[Begin STORED ROWS]

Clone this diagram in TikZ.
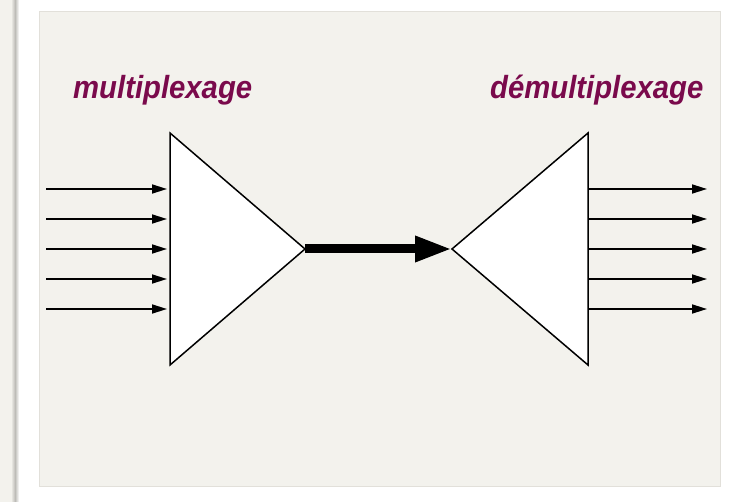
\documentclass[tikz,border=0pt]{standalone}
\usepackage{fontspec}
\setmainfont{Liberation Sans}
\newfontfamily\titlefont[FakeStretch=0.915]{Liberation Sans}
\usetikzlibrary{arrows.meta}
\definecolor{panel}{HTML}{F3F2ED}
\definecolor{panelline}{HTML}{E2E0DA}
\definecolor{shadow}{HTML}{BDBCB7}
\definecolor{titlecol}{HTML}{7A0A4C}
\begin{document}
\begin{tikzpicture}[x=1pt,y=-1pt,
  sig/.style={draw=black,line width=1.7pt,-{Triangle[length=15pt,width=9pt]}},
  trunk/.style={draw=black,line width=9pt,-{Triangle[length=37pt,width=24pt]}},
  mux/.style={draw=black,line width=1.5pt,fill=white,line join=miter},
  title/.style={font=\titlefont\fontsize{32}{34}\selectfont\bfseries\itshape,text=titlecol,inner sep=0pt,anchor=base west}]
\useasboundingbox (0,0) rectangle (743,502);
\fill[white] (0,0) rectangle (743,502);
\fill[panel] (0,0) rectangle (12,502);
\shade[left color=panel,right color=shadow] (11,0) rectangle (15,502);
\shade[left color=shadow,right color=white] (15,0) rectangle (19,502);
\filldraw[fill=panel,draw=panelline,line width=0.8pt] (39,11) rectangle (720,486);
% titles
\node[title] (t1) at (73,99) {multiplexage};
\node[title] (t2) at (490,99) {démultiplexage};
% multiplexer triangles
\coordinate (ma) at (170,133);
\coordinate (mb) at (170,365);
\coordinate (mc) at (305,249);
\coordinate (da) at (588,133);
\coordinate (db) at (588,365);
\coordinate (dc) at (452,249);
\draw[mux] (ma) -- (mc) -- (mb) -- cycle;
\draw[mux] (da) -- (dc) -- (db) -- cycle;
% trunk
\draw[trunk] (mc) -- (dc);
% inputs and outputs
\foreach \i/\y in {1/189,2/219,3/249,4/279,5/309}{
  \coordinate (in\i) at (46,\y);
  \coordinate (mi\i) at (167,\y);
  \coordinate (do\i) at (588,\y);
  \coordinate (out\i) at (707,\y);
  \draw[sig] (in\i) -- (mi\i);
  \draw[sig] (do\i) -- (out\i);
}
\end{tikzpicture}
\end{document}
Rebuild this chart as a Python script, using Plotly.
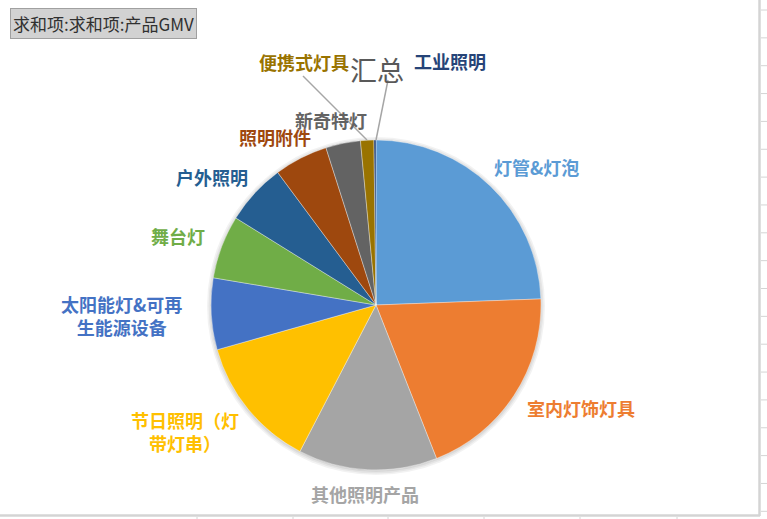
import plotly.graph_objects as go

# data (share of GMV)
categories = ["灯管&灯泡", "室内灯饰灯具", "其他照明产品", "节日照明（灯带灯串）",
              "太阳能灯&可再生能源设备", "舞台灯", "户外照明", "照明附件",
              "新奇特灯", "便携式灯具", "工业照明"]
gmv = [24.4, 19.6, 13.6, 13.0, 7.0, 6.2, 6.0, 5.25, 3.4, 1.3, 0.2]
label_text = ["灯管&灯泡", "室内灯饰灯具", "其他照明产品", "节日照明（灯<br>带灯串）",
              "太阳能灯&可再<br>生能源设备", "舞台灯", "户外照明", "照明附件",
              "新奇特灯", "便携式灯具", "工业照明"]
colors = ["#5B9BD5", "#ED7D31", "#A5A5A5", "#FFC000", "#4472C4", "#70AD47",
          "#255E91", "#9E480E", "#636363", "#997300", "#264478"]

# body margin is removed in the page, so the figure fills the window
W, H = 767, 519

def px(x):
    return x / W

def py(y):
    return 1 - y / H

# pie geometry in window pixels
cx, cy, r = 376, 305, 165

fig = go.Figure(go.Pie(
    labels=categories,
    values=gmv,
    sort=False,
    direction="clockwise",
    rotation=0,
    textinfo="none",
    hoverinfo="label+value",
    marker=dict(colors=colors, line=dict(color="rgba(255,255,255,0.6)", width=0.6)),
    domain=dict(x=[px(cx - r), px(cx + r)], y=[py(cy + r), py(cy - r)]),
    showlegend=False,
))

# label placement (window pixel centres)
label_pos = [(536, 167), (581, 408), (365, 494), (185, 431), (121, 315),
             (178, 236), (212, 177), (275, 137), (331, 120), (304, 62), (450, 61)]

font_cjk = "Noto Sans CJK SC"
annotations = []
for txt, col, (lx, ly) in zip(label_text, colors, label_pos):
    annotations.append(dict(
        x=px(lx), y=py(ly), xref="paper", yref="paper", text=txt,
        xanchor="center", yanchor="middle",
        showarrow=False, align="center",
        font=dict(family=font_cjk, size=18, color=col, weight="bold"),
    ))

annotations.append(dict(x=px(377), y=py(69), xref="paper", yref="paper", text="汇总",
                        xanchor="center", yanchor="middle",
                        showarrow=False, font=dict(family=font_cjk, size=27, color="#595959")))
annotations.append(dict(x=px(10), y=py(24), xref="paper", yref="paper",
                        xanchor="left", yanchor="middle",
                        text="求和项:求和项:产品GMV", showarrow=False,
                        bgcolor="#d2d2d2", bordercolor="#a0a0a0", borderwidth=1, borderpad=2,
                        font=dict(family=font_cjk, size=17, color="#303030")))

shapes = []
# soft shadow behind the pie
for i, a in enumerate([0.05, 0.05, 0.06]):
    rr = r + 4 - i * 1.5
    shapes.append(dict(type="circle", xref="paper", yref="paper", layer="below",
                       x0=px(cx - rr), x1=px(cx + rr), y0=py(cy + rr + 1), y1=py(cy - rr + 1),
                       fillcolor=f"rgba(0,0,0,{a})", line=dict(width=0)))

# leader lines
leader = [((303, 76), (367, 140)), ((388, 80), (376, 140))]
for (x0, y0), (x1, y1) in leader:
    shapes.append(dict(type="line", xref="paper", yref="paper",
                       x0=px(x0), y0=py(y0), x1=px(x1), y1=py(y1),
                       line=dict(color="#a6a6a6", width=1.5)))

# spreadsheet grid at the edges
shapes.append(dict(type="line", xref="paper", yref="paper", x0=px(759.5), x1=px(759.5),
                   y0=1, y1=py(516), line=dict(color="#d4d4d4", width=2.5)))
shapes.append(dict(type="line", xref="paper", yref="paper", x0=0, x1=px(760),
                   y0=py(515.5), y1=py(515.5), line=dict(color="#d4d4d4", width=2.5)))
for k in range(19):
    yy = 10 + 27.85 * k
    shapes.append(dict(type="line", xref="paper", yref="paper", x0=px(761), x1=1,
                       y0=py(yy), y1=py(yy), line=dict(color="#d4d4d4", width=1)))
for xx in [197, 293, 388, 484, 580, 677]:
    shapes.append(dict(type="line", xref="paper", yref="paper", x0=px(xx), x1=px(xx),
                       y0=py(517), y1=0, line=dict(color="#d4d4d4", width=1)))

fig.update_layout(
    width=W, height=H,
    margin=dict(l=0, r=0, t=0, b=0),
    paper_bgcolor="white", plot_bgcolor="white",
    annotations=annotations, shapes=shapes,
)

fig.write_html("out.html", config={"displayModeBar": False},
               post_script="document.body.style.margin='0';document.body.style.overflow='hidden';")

[End STORED ROWS]

# WHAT IS BEING ASKED
Look through the records and gather each line with the word "this".

# REPLY
Clone this diagram in TikZ.
Rebuild this chart as a Python script, using Plotly.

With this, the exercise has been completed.